British actor and playwright

Nima Taleghani is a British actor and playwright. He is known for his role as Youssef Farouk in Heartstopper and is the first playwright to have a debut play staged at the Royal National Theatre's Olivier Theatre.

== Early life ==
Taleghani was born and raised on Elthorne estate in Archway, North London. His parents emigrated to the United Kingdom from Iran before he was born. He studied drama under Vivienne Franzmann. Following sixth form, Taleghani studied English literature at the University of Warwick. He went on to earn a master's degree in English from the University College London.

== Career ==
Taleghani is an established stage actor and had roles in numerous theatre productions directed by Jamie Lloyd, including Cyrano de Bergerac and Romeo and Juliet. He also acted in The Merry Wives of Windsor for the Royal Shakespeare Company, Hope Has a Happy Meal at the Royal Court Theatre, Macbeth at the Royal Exchange Manchester, Armadillo at The Yard Theatre, The Plough and the Stars at Abbey Theatre, and The White Whale for Slung Low.

Taleghani is the first playwright to have a debut play staged at the Royal National Theatre's Olivier Theatre, a rap-infused version of the Greek tragedy The Bacchae.

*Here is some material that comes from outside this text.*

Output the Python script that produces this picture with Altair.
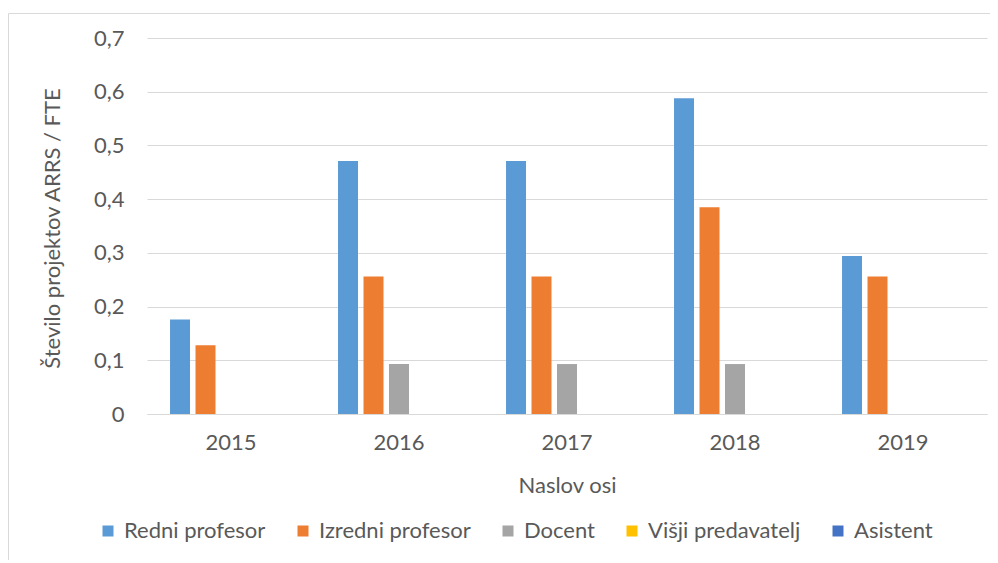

He played the role of Youssef Farouk in the Netflix coming-of-age romantic comedy drama television series Heartstopper. He also had television roles in Hatton Garden, Waiting for the Out, Danny Boy, and Causality. Taleghani has also had film roles in Femme, 90 Minutes, and Dublin Oldschool. He reprised his role as Youssef Farouk in the film Heartstopper Forever.